Penn himself seems, on second thought, to have found some objectionable features in the act and desired that it might not be confirmed but sent back to be amended. The lords commissioners for trade and plantations reported that the act, "so far from expediting the determination of lawsuits," would, as they conceived, "impede the same," and, accordingly, the act was formally disallowed and repealed on February 7, 1705, by the queen in council. One of the objections that occurred to the minds of the English lawyers was to that clause which directed the courts to avoid all "fictions and color in pleadings." A doubt was entertained as to whether this might not preclude an action of ejectment. In this they were not far from the real purpose of the draftsman of the act, as would appear from a debate in the provincial council in December, 1704, upon a petition by Thomas Revel, the plaintiff in an ejectment, who complained that his case had been put off for nearly three years.
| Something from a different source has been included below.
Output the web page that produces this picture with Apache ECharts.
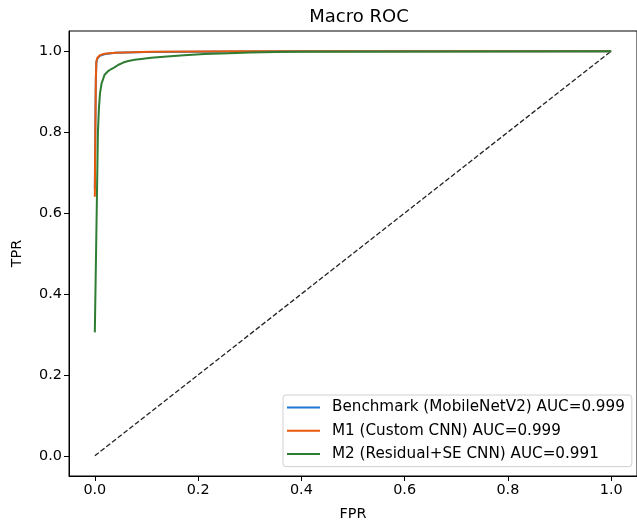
<!DOCTYPE html>
<html>
<head>
<meta charset="utf-8">
<script src="https://cdn.jsdelivr.net/npm/echarts@6/dist/echarts.min.js"></script>
<style>
  html, body { margin: 0; padding: 0; background: #fff; }
  #chart { width: 637px; height: 526px; }
</style>
</head>
<body>
<div id="chart"></div>
<script>
// macro ROC curves
const seriesNames = [
    'Benchmark (MobileNetV2) AUC=0.999',
    'M1 (Custom CNN) AUC=0.999',
    'M2 (Residual+SE CNN) AUC=0.991'
];
const colors = ['#1f77d4', '#e8590c', '#2e7d32'];

const benchFpr = [0, 0.001, 0.002, 0.003, 0.005, 0.01, 0.02, 0.04, 0.1, 0.2, 0.3, 0.4, 1.0];
const benchTpr = [0.66, 0.82, 0.93, 0.972, 0.982, 0.989, 0.993, 0.996, 0.998, 0.999, 0.9995, 1.0, 1.0];

const m1Fpr = [0, 0.001, 0.002, 0.003, 0.005, 0.01, 0.019, 0.04, 0.109, 0.2, 0.3, 1.0];
const m1Tpr = [0.64, 0.8, 0.93, 0.975, 0.984, 0.99, 0.994, 0.996, 0.999, 0.9995, 1.0, 1.0];

const m2Fpr = [0, 0.003, 0.006, 0.008, 0.01, 0.013, 0.019, 0.025, 0.032, 0.038, 0.045, 0.055, 0.065,
    0.077, 0.09, 0.109, 0.14, 0.173, 0.212, 0.26, 0.3, 0.35, 0.4, 1.0];
const m2Tpr = [0.305, 0.55, 0.8, 0.86, 0.895, 0.92, 0.942, 0.95, 0.956, 0.96, 0.966, 0.972, 0.976,
    0.979, 0.981, 0.984, 0.987, 0.99, 0.993, 0.995, 0.997, 0.998, 0.999, 1.0];

const diagFpr = [0, 1];
const diagTpr = [0, 1];

const tickValues = [0, 0.2, 0.4, 0.6, 0.8, 1.0];

function zipPts(xs, ys){
    return xs.map((x, i) => [x, ys[i]]);
}

let chart = echarts.init(document.getElementById('chart'));
const font = 'DejaVu Sans';

function lineSeries(name, xs, ys, color){
    return {
        name: name,
        type: 'line',
        data: zipPts(xs, ys),
        showSymbol: false,
        symbol: 'none',
        lineStyle: { color: color, width: 2 },
        itemStyle: { color: color },
        animation: false
    };
}

function axisCommon(name, gap, rotate){
    return {
        type: 'value',
        min: -0.05,
        max: 1.05,
        name: name,
        nameLocation: 'middle',
        nameGap: gap,
        nameRotate: rotate,
        nameTextStyle: { fontFamily: font, fontSize: 14.4, color: '#000' },
        axisLine: { show: true, onZero: false, lineStyle: { color: '#000', width: 1 } },
        axisTick: { show: true, inside: false, length: 5, customValues: tickValues,
            lineStyle: { color: '#000', width: 1 } },
        axisLabel: { customValues: tickValues, fontFamily: font, fontSize: 14.4, color: '#000',
            margin: 7, formatter: v => v.toFixed(1) },
        splitLine: { show: false }
    };
}

let option = {
    backgroundColor: '#fff',
    animation: false,
    title: {
        text: 'Macro ROC',
        left: 354,
        top: 3,
        textAlign: 'center',
        textStyle: { fontFamily: font, fontSize: 18, fontWeight: 'normal', color: '#000' }
    },
    grid: {
        left: 69, top: 31, width: 571, height: 446,
        show: true, borderColor: '#000', borderWidth: 1, backgroundColor: 'transparent'
    },
    xAxis: axisCommon('FPR', 31, 0),
    yAxis: axisCommon('TPR', 45, 90),
    legend: {
        data: seriesNames,
        orient: 'vertical',
        left: 283,
        top: 395,
        icon: 'rect',
        itemWidth: 33,
        itemHeight: 2,
        itemGap: 6.3,
        padding: [4, 7, 4, 4],
        backgroundColor: 'rgba(255,255,255,0.8)',
        borderColor: '#d0d0d0',
        borderWidth: 1,
        borderRadius: 3,
        textStyle: { fontFamily: font, fontSize: 15.2, color: '#000', lineHeight: 17,
            padding: [0, 0, 0, 7] }
    },
    series: [
        lineSeries(seriesNames[0], benchFpr, benchTpr, colors[0]),
        lineSeries(seriesNames[1], m1Fpr, m1Tpr, colors[1]),
        lineSeries(seriesNames[2], m2Fpr, m2Tpr, colors[2]),
        {
            name: 'chance',
            type: 'line',
            data: zipPts(diagFpr, diagTpr),
            showSymbol: false,
            symbol: 'none',
            lineStyle: { color: '#222', width: 1.3, type: [5, 2.3] },
            z: 1
        }
    ]
};

chart.setOption(option);
</script>
</body>
</html>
John Moore, counsel for the plaintiff, and David Lloyd, for the defendant, being summoned before the council, Lloyd boldly argued that that method of trial being fictitious, was repugnant to the law of the province.2 Lloyd, however, was clever

1 II Statutes at Large, 456, 482.

2 II Colonial Records, 185, 19, 11 mo. 1704. Penn & Logan Correspondence, Memoirs of Historical Society of Pennsylvania, Vol. X, 5. Lloyd attempted to regulate the practice in ejectment in his bill of 1706 which was rejected by the governor. His idea was to require a real lease, entry and ouster and to do away with the fictitious proceeding "A new practice, allowed only in Westminster Hall." II Colonial Records, 354, February 24, 1706-7.